● SHORT TASK
Give all the lines below again, exactly, with no pictures.
+===+
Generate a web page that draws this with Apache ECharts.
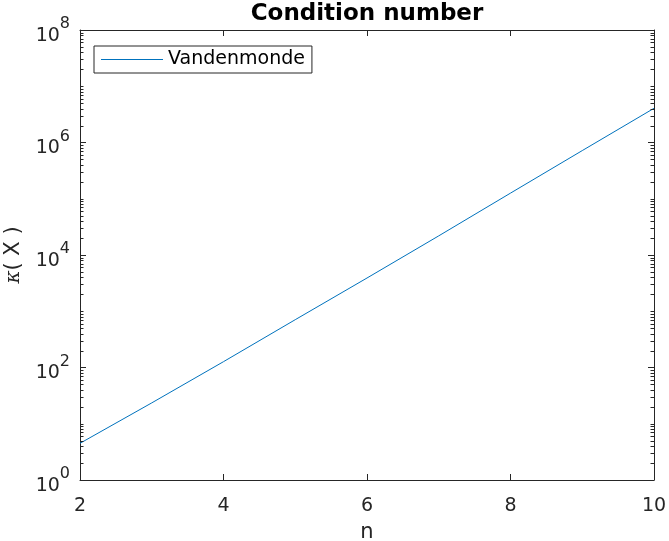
<!DOCTYPE html>
<html><head><meta charset="utf-8">
<script src="https://cdn.jsdelivr.net/npm/echarts@6/dist/echarts.min.js"></script>
<style>html,body{margin:0;padding:0;background:#fff}#c{width:669px;height:541px}</style>
</head><body><div id="c"></div>
<script>
// ---- data ----
const nValues = [2, 3, 4, 5, 6, 7, 8, 9, 10];
const condValues = [4.49, 23.5, 127, 708, 3900, 21900, 125900, 718000, 4055000];
const seriesName = 'Vandenmonde';
const xTicks = [2, 4, 6, 8, 10];
const yTickExponents = [0, 2, 4, 6, 8];

// minor tick positions for the log axis (2..9 x 10^k, plus odd decades)
const minorTickValues = [];
for (let k = 0; k < 8; k++) {
  for (let m = 2; m <= 9; m++) minorTickValues.push(m * Math.pow(10, k));
  if (k % 2 === 1) minorTickValues.push(Math.pow(10, k));
}

const AX = '#262626';
const FONT = 'DejaVu Sans';
const chart = echarts.init(document.getElementById('c'));
const xMin = xTicks[0], xMax = xTicks[xTicks.length - 1];
const yMin = Math.pow(10, yTickExponents[0]), yMax = Math.pow(10, yTickExponents[yTickExponents.length - 1]);

const lineData = nValues.map((n, i) => [n, condValues[i]]);

chart.setOption({
  animation: false,
  backgroundColor: '#fff',
  textStyle: { fontFamily: FONT },
  title: {
    text: 'Condition number',
    left: 367, top: 3, textAlign: 'center', padding: 0,
    textStyle: { fontFamily: FONT, fontWeight: 'bold', fontSize: 23, color: '#000' }
  },
  grid: { left: 80, right: 15, top: 30, bottom: 61, containLabel: false, outerBoundsMode: 'none' },
  legend: {
    data: [seriesName],
    left: 94, top: 46,
    orient: 'vertical',
    padding: [4, 7, 4, 7],
    icon: 'rect',
    itemWidth: 62, itemHeight: 1.2,
    borderColor: AX, borderWidth: 1, backgroundColor: '#fff',
    textStyle: { fontFamily: FONT, fontSize: 19, color: '#000' }
  },
  xAxis: [{
    type: 'value', min: xMin, max: xMax, interval: 2,
    name: 'n', nameLocation: 'middle', nameGap: 42,
    nameTextStyle: { fontFamily: FONT, fontSize: 21, color: AX },
    axisLine: { show: true, lineStyle: { color: AX, width: 1 } },
    axisTick: { show: true, inside: true, length: 6, lineStyle: { color: AX } },
    axisLabel: { fontFamily: FONT, fontSize: 19, color: AX, margin: 17 },
    splitLine: { show: false }
  }, {
    type: 'value', min: xMin, max: xMax, interval: 2, position: 'top',
    axisLine: { show: true, lineStyle: { color: AX, width: 1 } },
    axisTick: { show: true, inside: true, length: 6, lineStyle: { color: AX } },
    axisLabel: { show: false }, splitLine: { show: false }
  }],
  yAxis: [{
    type: 'log', logBase: 10, min: yMin, max: yMax, interval: 2,
    name: '{k|κ}( X )', nameLocation: 'middle', nameGap: 56, nameRotate: 90,
    nameTextStyle: {
      fontFamily: FONT, fontSize: 21, color: AX,
      rich: { k: { fontFamily: 'DejaVu Serif', fontStyle: 'italic', fontSize: 20, color: AX } }
    },
    axisLine: { show: true, lineStyle: { color: AX, width: 1 } },
    axisTick: { show: true, inside: true, length: 6, lineStyle: { color: AX } },
    axisLabel: {
      color: AX, margin: 10,
      formatter: v => '{a|10}{b|' + Math.round(Math.log10(v)) + '}',
      rich: {
        a: { fontFamily: FONT, fontSize: 19, color: AX, padding: [12, 0, 0, 0] },
        b: { fontFamily: FONT, fontSize: 16, color: AX, padding: [0, 0, 12, 0] }
      }
    },
    splitLine: { show: false }
  }, {
    type: 'log', logBase: 10, min: yMin, max: yMax, interval: 2, position: 'right',
    axisLine: { show: true, lineStyle: { color: AX, width: 1 } },
    axisTick: { show: true, inside: true, length: 6, lineStyle: { color: AX } },
    axisLabel: { show: false }, splitLine: { show: false }
  }],
  series: [{
    name: seriesName, type: 'line', data: lineData,
    xAxisIndex: 0, yAxisIndex: 0,
    symbol: 'none', showSymbol: false,
    lineStyle: { color: '#0072BD', width: 1 },
    itemStyle: { color: '#0072BD' },
    z: 3
  }]
});

// minor ticks on the log axis (left and right), positioned through the chart's own scales
const minorEls = [];
minorTickValues.forEach(v => {
  const pL = chart.convertToPixel({ xAxisIndex: 0, yAxisIndex: 0 }, [xMin, v]);
  const pR = chart.convertToPixel({ xAxisIndex: 0, yAxisIndex: 0 }, [xMax, v]);
  const y = Math.round(pL[1]) + 0.5;
  const xl = Math.round(pL[0]), xr = Math.round(pR[0]);
  minorEls.push({ type: 'line', silent: true, z: 10, shape: { x1: xl, y1: y, x2: xl + 3.5, y2: y }, style: { stroke: AX, lineWidth: 1 } });
  minorEls.push({ type: 'line', silent: true, z: 10, shape: { x1: xr - 3.5, y1: y, x2: xr, y2: y }, style: { stroke: AX, lineWidth: 1 } });
});
chart.setOption({ graphic: { elements: minorEls } });
</script></body></html>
+===+
● EXERCISE SOLUTION
Generate a web page that draws this with Apache ECharts.
<!DOCTYPE html>
<html><head><meta charset="utf-8">
<script src="https://cdn.jsdelivr.net/npm/echarts@6/dist/echarts.min.js"></script>
<style>html,body{margin:0;padding:0;background:#fff}#c{width:669px;height:541px}</style>
</head><body><div id="c"></div>
<script>
// ---- data ----
const nValues = [2, 3, 4, 5, 6, 7, 8, 9, 10];
const condValues = [4.49, 23.5, 127, 708, 3900, 21900, 125900, 718000, 4055000];
const seriesName = 'Vandenmonde';
const xTicks = [2, 4, 6, 8, 10];
const yTickExponents = [0, 2, 4, 6, 8];

// minor tick positions for the log axis (2..9 x 10^k, plus odd decades)
const minorTickValues = [];
for (let k = 0; k < 8; k++) {
  for (let m = 2; m <= 9; m++) minorTickValues.push(m * Math.pow(10, k));
  if (k % 2 === 1) minorTickValues.push(Math.pow(10, k));
}

const AX = '#262626';
const FONT = 'DejaVu Sans';
const chart = echarts.init(document.getElementById('c'));
const xMin = xTicks[0], xMax = xTicks[xTicks.length - 1];
const yMin = Math.pow(10, yTickExponents[0]), yMax = Math.pow(10, yTickExponents[yTickExponents.length - 1]);

const lineData = nValues.map((n, i) => [n, condValues[i]]);

chart.setOption({
  animation: false,
  backgroundColor: '#fff',
  textStyle: { fontFamily: FONT },
  title: {
    text: 'Condition number',
    left: 367, top: 3, textAlign: 'center', padding: 0,
    textStyle: { fontFamily: FONT, fontWeight: 'bold', fontSize: 23, color: '#000' }
  },
  grid: { left: 80, right: 15, top: 30, bottom: 61, containLabel: false, outerBoundsMode: 'none' },
  legend: {
    data: [seriesName],
    left: 94, top: 46,
    orient: 'vertical',
    padding: [4, 7, 4, 7],
    icon: 'rect',
    itemWidth: 62, itemHeight: 1.2,
    borderColor: AX, borderWidth: 1, backgroundColor: '#fff',
    textStyle: { fontFamily: FONT, fontSize: 19, color: '#000' }
  },
  xAxis: [{
    type: 'value', min: xMin, max: xMax, interval: 2,
    name: 'n', nameLocation: 'middle', nameGap: 42,
    nameTextStyle: { fontFamily: FONT, fontSize: 21, color: AX },
    axisLine: { show: true, lineStyle: { color: AX, width: 1 } },
    axisTick: { show: true, inside: true, length: 6, lineStyle: { color: AX } },
    axisLabel: { fontFamily: FONT, fontSize: 19, color: AX, margin: 17 },
    splitLine: { show: false }
  }, {
    type: 'value', min: xMin, max: xMax, interval: 2, position: 'top',
    axisLine: { show: true, lineStyle: { color: AX, width: 1 } },
    axisTick: { show: true, inside: true, length: 6, lineStyle: { color: AX } },
    axisLabel: { show: false }, splitLine: { show: false }
  }],
  yAxis: [{
    type: 'log', logBase: 10, min: yMin, max: yMax, interval: 2,
    name: '{k|κ}( X )', nameLocation: 'middle', nameGap: 56, nameRotate: 90,
    nameTextStyle: {
      fontFamily: FONT, fontSize: 21, color: AX,
      rich: { k: { fontFamily: 'DejaVu Serif', fontStyle: 'italic', fontSize: 20, color: AX } }
    },
    axisLine: { show: true, lineStyle: { color: AX, width: 1 } },
    axisTick: { show: true, inside: true, length: 6, lineStyle: { color: AX } },
    axisLabel: {
      color: AX, margin: 10,
      formatter: v => '{a|10}{b|' + Math.round(Math.log10(v)) + '}',
      rich: {
        a: { fontFamily: FONT, fontSize: 19, color: AX, padding: [12, 0, 0, 0] },
        b: { fontFamily: FONT, fontSize: 16, color: AX, padding: [0, 0, 12, 0] }
      }
    },
    splitLine: { show: false }
  }, {
    type: 'log', logBase: 10, min: yMin, max: yMax, interval: 2, position: 'right',
    axisLine: { show: true, lineStyle: { color: AX, width: 1 } },
    axisTick: { show: true, inside: true, length: 6, lineStyle: { color: AX } },
    axisLabel: { show: false }, splitLine: { show: false }
  }],
  series: [{
    name: seriesName, type: 'line', data: lineData,
    xAxisIndex: 0, yAxisIndex: 0,
    symbol: 'none', showSymbol: false,
    lineStyle: { color: '#0072BD', width: 1 },
    itemStyle: { color: '#0072BD' },
    z: 3
  }]
});

// minor ticks on the log axis (left and right), positioned through the chart's own scales
const minorEls = [];
minorTickValues.forEach(v => {
  const pL = chart.convertToPixel({ xAxisIndex: 0, yAxisIndex: 0 }, [xMin, v]);
  const pR = chart.convertToPixel({ xAxisIndex: 0, yAxisIndex: 0 }, [xMax, v]);
  const y = Math.round(pL[1]) + 0.5;
  const xl = Math.round(pL[0]), xr = Math.round(pR[0]);
  minorEls.push({ type: 'line', silent: true, z: 10, shape: { x1: xl, y1: y, x2: xl + 3.5, y2: y }, style: { stroke: AX, lineWidth: 1 } });
  minorEls.push({ type: 'line', silent: true, z: 10, shape: { x1: xr - 3.5, y1: y, x2: xr, y2: y }, style: { stroke: AX, lineWidth: 1 } });
});
chart.setOption({ graphic: { elements: minorEls } });
</script></body></html>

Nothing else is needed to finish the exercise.